The Fed has cut the main rate by a half point, voicing confidence inflation is falling.
The Federal Reserve on Wednesday cut the main interest rate by a half percentage point to a range between 4.75% and 5%, citing progress in slowing inflation toward the central bank’s 2% goal from more than 9% two years ago.
“The committee has gained greater confidence that inflation is moving sustainably toward 2%, and judges that the risks to achieving its employment and inflation goals are roughly in balance,” the Federal Open Market Committee said in a statement. Central bank officials expect to trim the federal funds rate to 4.4% by December and to 3.4% by the end of next year, according to the median of their projections released Wednesday.
Fed officials forecast that inflation as measured by the core personal consumption expenditures price index, excluding food and energy, will end 2024 at 2.6%, the same level as July, and at 2.2% by the end of next year, according to their median projections. They see unemployment rising from 4.2% in August to 4.4% in December.
Fed policymakers weeks ago signaled the cut to borrowing costs by noting that, after focusing for more than two years on their mandate to ensure stable prices, the cooling job market had prompted them to turn more to their other congressional directive of promoting maximum employment.

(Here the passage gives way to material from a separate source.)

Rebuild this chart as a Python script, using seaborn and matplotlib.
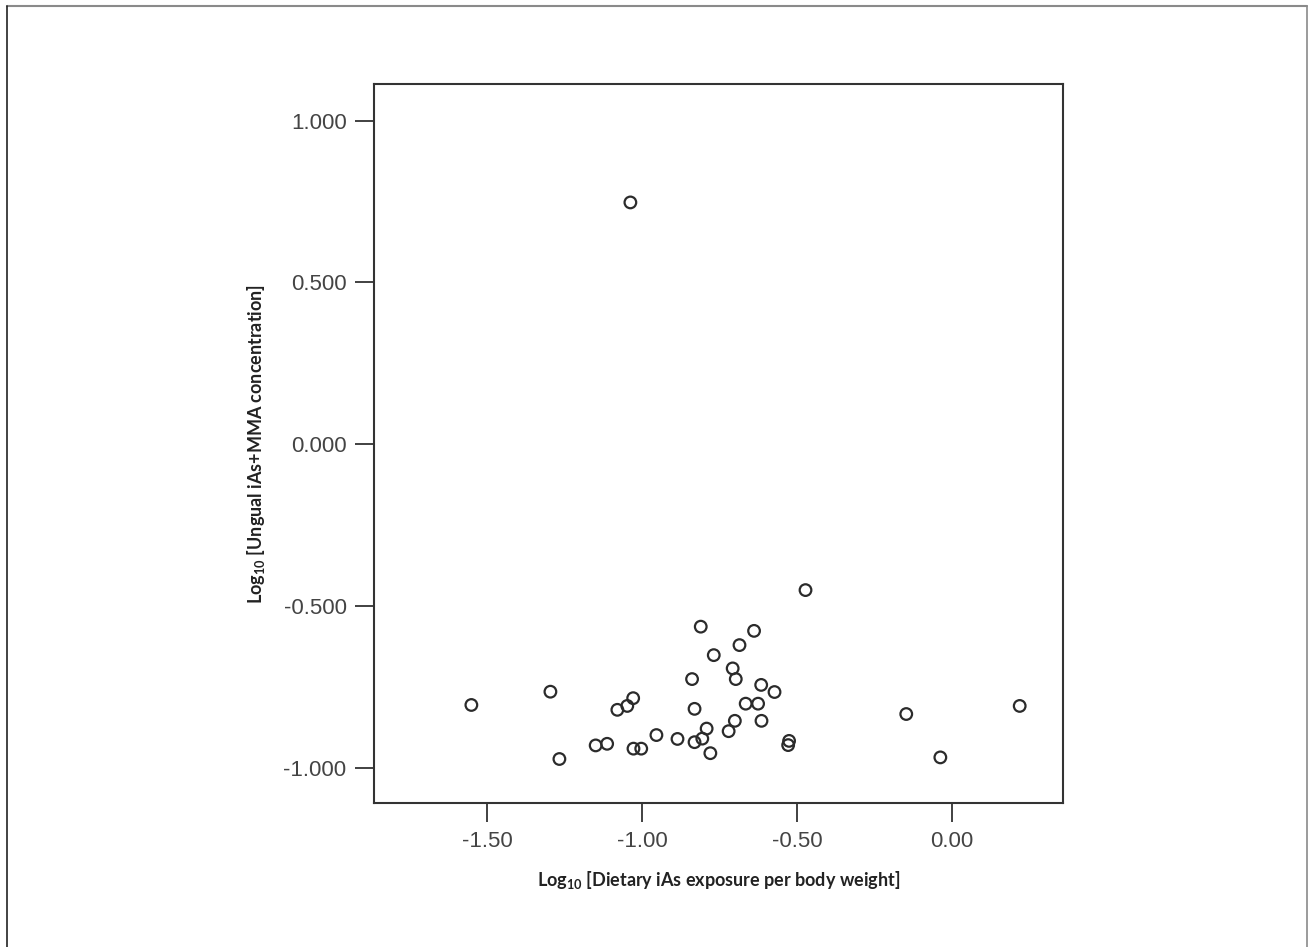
import numpy as np
import pandas as pd
import seaborn as sns
import matplotlib.pyplot as plt
from matplotlib.lines import Line2D
from matplotlib.ticker import FormatStrFormatter

# log10 dietary iAs exposure per body weight vs log10 ungual iAs+MMA
dietary = [-0.473, -0.811, -0.639, -0.686, -0.769, -0.708, -0.839, -0.698, -0.616, -0.573,
           -1.296, -1.029, -1.048, -1.080, -0.666, -0.626, -0.831, -0.615, -0.701, -0.792,
           -0.954, -0.721, -0.886, -0.806, -0.831, -0.526, -0.529, -1.113, -1.150, -1.028,
           -1.003, -0.780, -1.267, -1.551, -0.148, 0.218, -0.038, -1.038]
ungual = [-0.451, -0.564, -0.577, -0.621, -0.652, -0.693, -0.726, -0.726, -0.744, -0.766,
          -0.765, -0.785, -0.809, -0.821, -0.802, -0.802, -0.818, -0.855, -0.855, -0.879,
          -0.899, -0.887, -0.911, -0.910, -0.921, -0.917, -0.930, -0.926, -0.931, -0.941,
          -0.941, -0.955, -0.973, -0.806, -0.834, -0.809, -0.968, 0.747]
xticks = [-1.5, -1.0, -0.5, 0.0]
yticks = [1.0, 0.5, 0.0, -0.5, -1.0]

df = pd.DataFrame({'dietary': dietary, 'ungual': ungual})

sns.set_style('white')
plt.rcParams['font.family'] = ['Liberation Sans', 'DejaVu Sans']
plt.rcParams['mathtext.fontset'] = 'custom'

fig = plt.figure(figsize=(13.08, 9.47), dpi=100)
ax = fig.add_axes([0.2862, 0.1517, 0.5268, 0.7596])

sns.scatterplot(data=df, x='dietary', y='ungual', ax=ax, marker='o', s=70,
                facecolor='none', edgecolor='#2b2b2b', linewidth=1.6, legend=False)

ax.set_xlim(-1.864, 0.359)
ax.set_ylim(-1.110, 1.113)
ax.set_xticks(xticks)
ax.set_yticks(yticks)
ax.xaxis.set_major_formatter(FormatStrFormatter('%.2f'))
ax.yaxis.set_major_formatter(FormatStrFormatter('%.3f'))
ax.tick_params(bottom=True, left=True, direction='out', length=14, width=1.3,
               color='#333333', labelsize=16, labelcolor='#444444', pad=6)
for sp in ax.spines.values():
    sp.set_visible(True)
    sp.set_linewidth(1.5)
    sp.set_color('#333333')

lab = dict(family=['Lato', 'DejaVu Sans'], fontweight='bold', fontsize=13, color='#222222')
ax.set_xlabel(r'Log$_{\mathregular{10}}$ [Dietary iAs exposure per body weight]', labelpad=12, **lab)
ax.set_ylabel(r'Log$_{\mathregular{10}}$ [Ungual iAs+MMA concentration]', labelpad=12, **lab)

# outer frame of the figure
fig.add_artist(Line2D([7 / 1308, 1307 / 1308], [1 - 6 / 947, 1 - 6 / 947], color='#8a8a8a', lw=1.5))
fig.add_artist(Line2D([7 / 1308, 7 / 1308], [0, 1 - 6 / 947], color='#222222', lw=1.2))
fig.add_artist(Line2D([1307 / 1308, 1307 / 1308], [0, 1 - 6 / 947], color='#8a8a8a', lw=1.2))

plt.savefig('out.png', dpi=100)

Payroll growth has slowed this year, while unemployment rose to 4.2% last month from 3.7% in December as more workers entered the labor force and companies trimmed hiring plans.
Before the Fed’s Wednesday decision, economists and Wall Street analysts were split over whether policymakers would cut by a half point, to forestall a downturn and widespread unemployment, or by a quarter point, to minimize the odds of a resurgence in price pressures.